▶ [Exercise goal]: Return each line of the records holding the string "with".

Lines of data
[start]

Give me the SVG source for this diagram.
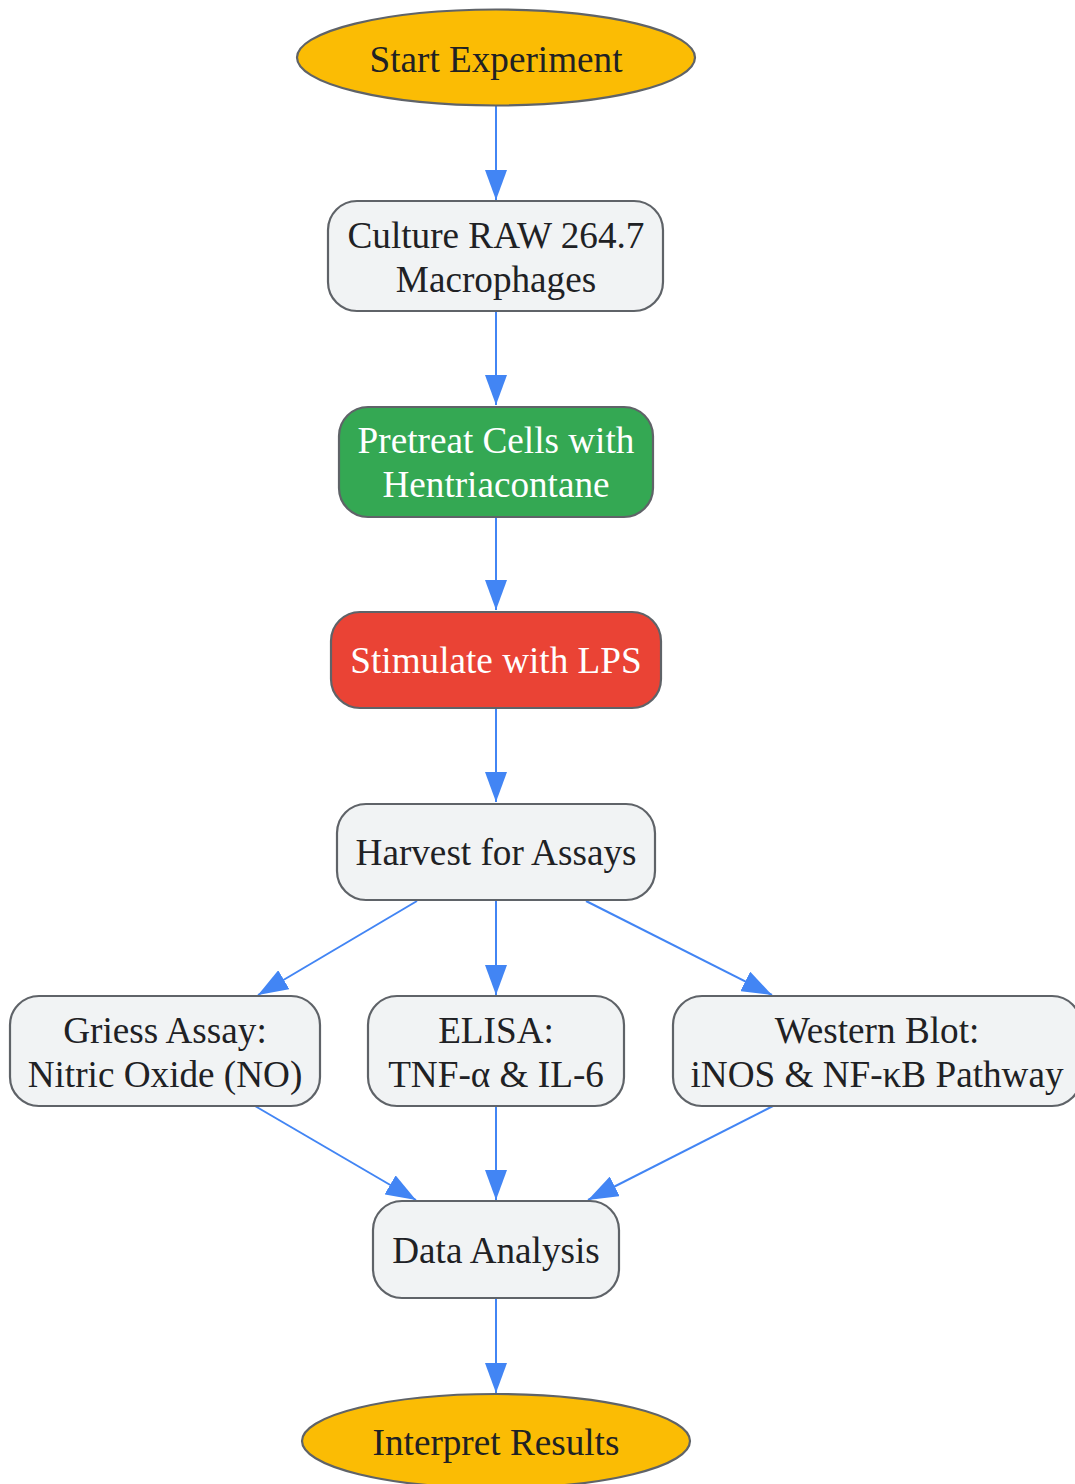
<svg xmlns="http://www.w3.org/2000/svg" width="1075" height="1484" viewBox="0 0 1075 1484">
<style>
.n{stroke:#5f6368;stroke-width:2.2}
.g{fill:#f1f3f4}
.y{fill:#fbbc04}
.gr{fill:#34a853}
.r{fill:#ea4335}
text{font-family:"Liberation Serif","Times New Roman",serif;font-size:37.2px;text-anchor:middle;fill:#202124}
.w{fill:#ffffff}
.e{stroke:#4285f4;stroke-width:2;fill:none;marker-end:url(#ah)}
</style>
<defs>
<marker id="ah" viewBox="0 0 30 22" refX="30" refY="11" markerWidth="30" markerHeight="22" markerUnits="userSpaceOnUse" orient="auto">
<path d="M0,0 L30,11 L0,22 z" fill="#4285f4"/>
</marker>
</defs>
<rect width="1075" height="1484" fill="#ffffff"/>
<g id="edges">
<line class="e" x1="496" y1="106" x2="496" y2="200"/>
<line class="e" x1="496" y1="311" x2="496" y2="405"/>
<line class="e" x1="496" y1="517" x2="496" y2="610"/>
<line class="e" x1="496" y1="708" x2="496" y2="802"/>
<line class="e" x1="417" y1="901" x2="258" y2="995"/>
<line class="e" x1="496" y1="901" x2="496" y2="995"/>
<line class="e" x1="586" y1="901" x2="772" y2="995"/>
<line class="e" x1="255" y1="1106" x2="416" y2="1200"/>
<line class="e" x1="496" y1="1106" x2="496" y2="1200"/>
<line class="e" x1="773" y1="1106" x2="588" y2="1200"/>
<line class="e" x1="496" y1="1298" x2="496" y2="1393"/>
</g>
<g id="start">
<ellipse class="n y" cx="496" cy="57.5" rx="199" ry="48"/>
<text x="496" y="71.5">Start Experiment</text>
</g>
<g id="culture">
<rect class="n g" x="328" y="201" width="335" height="110" rx="29"/>
<text x="496" y="248">Culture RAW 264.7</text>
<text x="496" y="291.5">Macrophages</text>
</g>
<g id="pretreat">
<rect class="n gr" x="339" y="407" width="314" height="110" rx="29"/>
<text class="w" x="496" y="453">Pretreat Cells with</text>
<text class="w" x="496" y="497">Hentriacontane</text>
</g>
<g id="stimulate">
<rect class="n r" x="331" y="612" width="330" height="96" rx="29"/>
<text class="w" x="496" y="673">Stimulate with LPS</text>
</g>
<g id="harvest">
<rect class="n g" x="337" y="804" width="318" height="96" rx="29"/>
<text x="496" y="865">Harvest for Assays</text>
</g>
<g id="griess">
<rect class="n g" x="10" y="996" width="310" height="110" rx="29"/>
<text x="165" y="1043">Griess Assay:</text>
<text x="165" y="1087">Nitric Oxide (NO)</text>
</g>
<g id="elisa">
<rect class="n g" x="368" y="996" width="256" height="110" rx="29"/>
<text x="496" y="1043">ELISA:</text>
<text x="496" y="1087">TNF-α &amp; IL-6</text>
</g>
<g id="western">
<rect class="n g" x="673" y="996" width="408" height="110" rx="29"/>
<text x="877" y="1043">Western Blot:</text>
<text x="877" y="1087">iNOS &amp; NF-κB Pathway</text>
</g>
<g id="data">
<rect class="n g" x="373" y="1201" width="246" height="97" rx="29"/>
<text x="496" y="1263">Data Analysis</text>
</g>
<g id="interpret">
<ellipse class="n y" cx="496" cy="1441" rx="194" ry="47"/>
<text x="496" y="1455">Interpret Results</text>
</g>
</svg>
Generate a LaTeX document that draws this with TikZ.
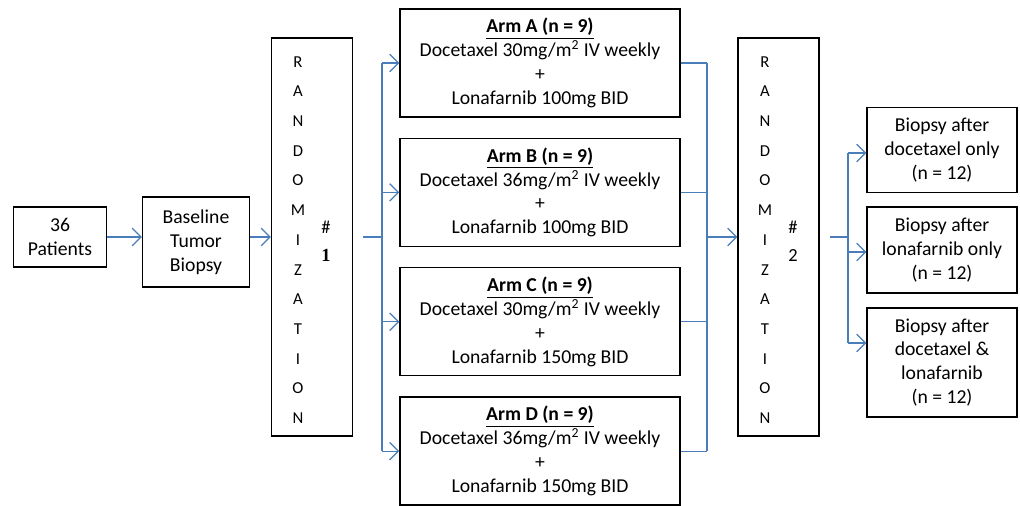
\documentclass[tikz,border=0pt]{standalone}
\usepackage{fontspec}
\setmainfont{Carlito}
\newfontfamily\numfont{Liberation Serif}
\usetikzlibrary{arrows.meta, positioning}
\definecolor{flowblue}{HTML}{4A7EBB}

\begin{document}
\begin{tikzpicture}[x=0.02cm, y=-0.02cm,
  box/.style={rectangle, draw=black, line width=0.8pt, align=center,
              font=\fontsize{11.2}{13.6}\selectfont, inner sep=0pt},
  randbox/.style={box, minimum width=1.62cm, minimum height=7.96cm},
  arm/.style={box, minimum width=5.6cm, minimum height=2.16cm},
  outbox/.style={box, minimum width=3cm},
  arr/.style={-{Straight Barb[length=5pt, width=10pt]}, line width=0.7pt, color=flowblue},
  ln/.style={line width=0.7pt, color=flowblue},
  letters/.style={align=center, font=\fontsize{9.5}{16.9}\selectfont, inner sep=0pt},
  tag/.style={align=center, font=\fontsize{10.5}{16}\selectfont, inner sep=0pt},
  node distance=0.4cm
]
\useasboundingbox (0,0) rectangle (1020,506);

% Enrolment
\node[box, minimum width=1.86cm, minimum height=1.2cm] (patients) at (60,237) {36\\Patients};
\node[box, minimum width=2.14cm, minimum height=1.8cm] (baseline) at (196,242) {Baseline\\Tumor\\Biopsy};

% Randomization #1
\node[randbox] (rand1) at (312,237) {};
\node[letters] (letters1) at (298,240) {R\\A\\N\\D\\O\\M\\I\\Z\\A\\T\\I\\O\\N};
\node[tag] (tag1) at (326,241) {\#\\{\numfont\bfseries 1}};

% Arms
\node[arm] (armA) at (540,63) {\underline{\textbf{Arm A (n = 9)}}\\Docetaxel 30mg/m\textsuperscript{2} IV weekly\\+\\Lonafarnib 100mg BID};
\node[arm, below=of armA] (armB) {\underline{\textbf{Arm B (n = 9)}}\\Docetaxel 36mg/m\textsuperscript{2} IV weekly\\+\\Lonafarnib 100mg BID};
\node[arm, below=of armB] (armC) {\underline{\textbf{Arm C (n = 9)}}\\Docetaxel 30mg/m\textsuperscript{2} IV weekly\\+\\Lonafarnib 150mg BID};
\node[arm, below=of armC] (armD) {\underline{\textbf{Arm D (n = 9)}}\\Docetaxel 36mg/m\textsuperscript{2} IV weekly\\+\\Lonafarnib 150mg BID};

% Randomization #2
\node[randbox] (rand2) at (778.5,237) {};
\node[letters] (letters2) at (765,240) {R\\A\\N\\D\\O\\M\\I\\Z\\A\\T\\I\\O\\N};
\node[tag] (tag2) at (793,241) {\#\\2};

% Biopsy groups
\node[outbox, minimum height=1.7cm] (out1) at (942,150) {Biopsy after\\docetaxel only\\(n = 12)};
\node[outbox, minimum height=1.72cm] (out2) at (942,250) {Biopsy after\\lonafarnib only\\(n = 12)};
\node[outbox, minimum height=2.18cm] (out3) at (942,362.5) {Biopsy after\\docetaxel \&\\lonafarnib\\(n = 12)};

% Fork points
\coordinate (r1out) at (363,237);
\coordinate (fork1) at (382,237);
\coordinate (merge) at (707,237);
\coordinate (r2out) at (830,237);
\coordinate (fork2) at (848,237);

% Arrows
\draw[arr] (patients.east |- rand1) -- (baseline.west |- rand1);
\draw[arr] (baseline.east |- rand1) -- (rand1.west);

\draw[ln] (r1out) -- (fork1);
\draw[ln] (fork1 |- armA) -- (fork1 |- armD);
\draw[arr] (fork1 |- armA) -- (armA.west);
\draw[arr] (fork1 |- armB) -- (armB.west);
\draw[arr] (fork1 |- armC) -- (armC.west);
\draw[arr] (fork1 |- armD) -- (armD.west);

\draw[ln] (armA.east) -- (merge |- armA);
\draw[ln] (armB.east) -- (merge |- armB);
\draw[ln] (armC.east) -- (merge |- armC);
\draw[ln] (armD.east) -- (merge |- armD);
\draw[ln] (merge |- armA) -- (merge |- armD);
\draw[arr] (merge) -- (rand2.west);

\draw[ln] (r2out) -- (fork2);
\draw[ln] ([yshift=-0.06cm]fork2 |- out1) -- ([yshift=0.39cm]fork2 |- out3);
\draw[arr] ([yshift=-0.06cm]fork2 |- out1) -- ([yshift=-0.06cm]out1.west);
\draw[arr] ([yshift=-0.04cm]fork2 |- out2) -- ([yshift=-0.04cm]out2.west);
\draw[arr] ([yshift=0.39cm]fork2 |- out3) -- ([yshift=0.39cm]out3.west);

\end{tikzpicture}
\end{document}
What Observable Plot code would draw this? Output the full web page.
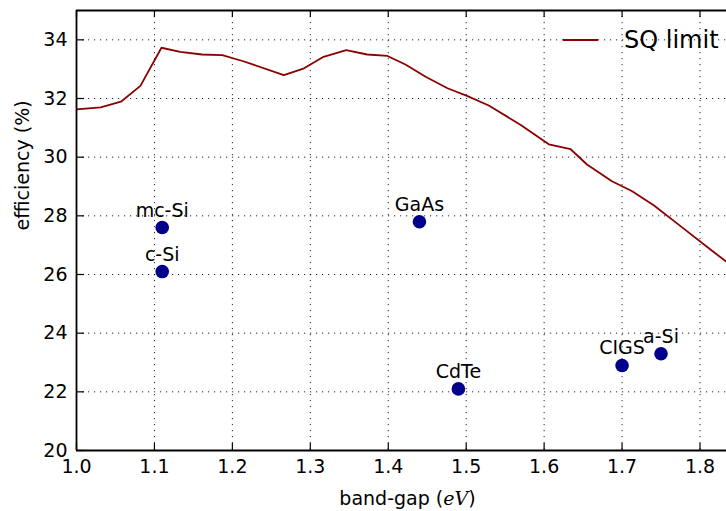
<!DOCTYPE html>
<html><head><meta charset="utf-8">
<script src="https://cdn.jsdelivr.net/npm/d3@7"></script>
<script src="https://cdn.jsdelivr.net/npm/@observablehq/plot@0.6"></script>
<style>
body{margin:0;background:#fff;}
#wrap{position:relative;width:726px;height:511px;font-family:"DejaVu Sans",sans-serif;overflow:hidden;}
#legend{position:absolute;left:563px;top:25px;height:30px;display:flex;align-items:center;font-size:24px;color:#000;white-space:nowrap;}
#legend .sw{display:inline-block;width:35px;height:0;border-top:2px solid #8b0000;margin-right:26px;}
</style></head><body><div id="wrap"></div>
<script>
// Shockley–Queisser limit curve
const sqBandGap = [1.000,1.031,1.057,1.082,1.109,1.133,1.161,1.187,1.214,1.266,1.292,1.317,1.346,1.373,1.399,1.422,1.448,1.476,1.501,1.529,1.570,1.606,1.634,1.655,1.687,1.713,1.741,1.775,1.813,1.834];
const sqEfficiency = [31.63,31.70,31.89,32.43,33.73,33.59,33.50,33.48,33.27,32.80,33.03,33.42,33.65,33.50,33.45,33.16,32.74,32.35,32.09,31.76,31.10,30.44,30.27,29.75,29.18,28.84,28.35,27.65,26.86,26.43];
// Record cells
const materials = ["mc-Si","c-Si","GaAs","CdTe","CIGS","a-Si"];
const bandGap = [1.11,1.11,1.44,1.49,1.70,1.75];
const efficiency = [27.6,26.1,27.8,22.1,22.9,23.3];
// Ticks
const xTicks = [1.0,1.1,1.2,1.3,1.4,1.5,1.6,1.7,1.8];
const yTicks = [20,22,24,26,28,30,32,34];
const xDomain = [1.0, 1.834];
const yDomain = [20, 35];
const xLabel = "band-gap (eV)";
const yLabel = "efficiency (%)";
const legendLabel = "SQ limit";

const sq = sqBandGap.map((x,i)=>({bandGap:x, efficiency:sqEfficiency[i]}));
const pts = materials.map((m,i)=>({material:m, bandGap:bandGap[i], efficiency:efficiency[i]}));

const W = 726, H = 511, mL = 76, mR = 0, mT = 10, mB = 61;
const plotW = W - mL - mR, plotH = H - mT - mB;
const grid = {stroke:"black", strokeOpacity:0.85, strokeWidth:1, strokeDasharray:"1.2,4.8"};

const chart = Plot.plot({
  width: W, height: H,
  marginLeft: mL, marginRight: mR, marginTop: mT, marginBottom: mB,
  style: {fontFamily: "DejaVu Sans", fontSize: "19px", background: "white", color: "black"},
  x: {domain: xDomain, axis: null},
  y: {domain: yDomain, axis: null},
  marks: [
    Plot.ruleX(xTicks, {x: d=>d, ...grid}),
    Plot.ruleY(yTicks, {y: d=>d, ...grid}),
    Plot.line(sq, {x:"bandGap", y:"efficiency", stroke:"#8b0000", strokeWidth:1.8, clip:true}),
    Plot.dot(pts, {x:"bandGap", y:"efficiency", r:6.8, fill:"#00008b", stroke:"none"}),
    Plot.text(pts, {x:"bandGap", y:"efficiency", text:"material", lineAnchor:"bottom", dy:-11, fontSize:19, fill:"black"}),
    // inward ticks
    Plot.ruleX(xTicks, {x: d=>d, insetTop: plotH - 7, stroke:"black", strokeWidth:1.2}),
    Plot.ruleX(xTicks, {x: d=>d, insetBottom: plotH - 7, stroke:"black", strokeWidth:1.2}),
    Plot.ruleY(yTicks, {y: d=>d, insetRight: plotW - 8, stroke:"black", strokeWidth:1.2}),
    // frame (top, left, bottom)
    Plot.ruleY([yDomain[1]], {stroke:"black", strokeWidth:1.8}),
    Plot.ruleY([yDomain[0]], {stroke:"black", strokeWidth:1.8}),
    Plot.ruleX([xDomain[0]], {stroke:"black", strokeWidth:1.8}),
    // axes
    Plot.axisX(xTicks, {tickSize:0, tickPadding:9, tickFormat: d3.format(".1f"), fontSize:19, label:null}),
    Plot.axisY(yTicks, {tickSize:0, tickPadding:9, tickFormat: d3.format("d"), fontSize:19, label:null}),
    Plot.text([yLabel], {frameAnchor:"left", rotate:-90, dx:-48, lineAnchor:"bottom", fontSize:19, fill:"black"}),
    Plot.text([xLabel], {frameAnchor:"bottom", dx:6, dy:54, lineAnchor:"bottom", fontSize:19, fill:"black"})
  ]
});
document.getElementById("wrap").appendChild(chart);

// italic math "eV" in the x label
d3.select(chart).selectAll("text").each(function(){
  const t = d3.select(this);
  if (this.textContent === xLabel) {
    t.text(null);
    t.append("tspan").text("band-gap (");
    t.append("tspan").attr("font-family","DejaVu Serif").attr("font-style","italic").text("eV");
    t.append("tspan").text(")");
  }
});

// legend
const lg = document.createElement("div");
lg.id = "legend";
lg.innerHTML = `<span class="sw"></span><span>${legendLabel}</span>`;
document.getElementById("wrap").appendChild(lg);
</script>
</body></html>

[end]

▶ [Answer for the task]:
<text class="w" x="496" y="453">Pretreat Cells with</text>
<text class="w" x="496" y="673">Stimulate with LPS</text>
Generate a LaTeX document that draws this with TikZ.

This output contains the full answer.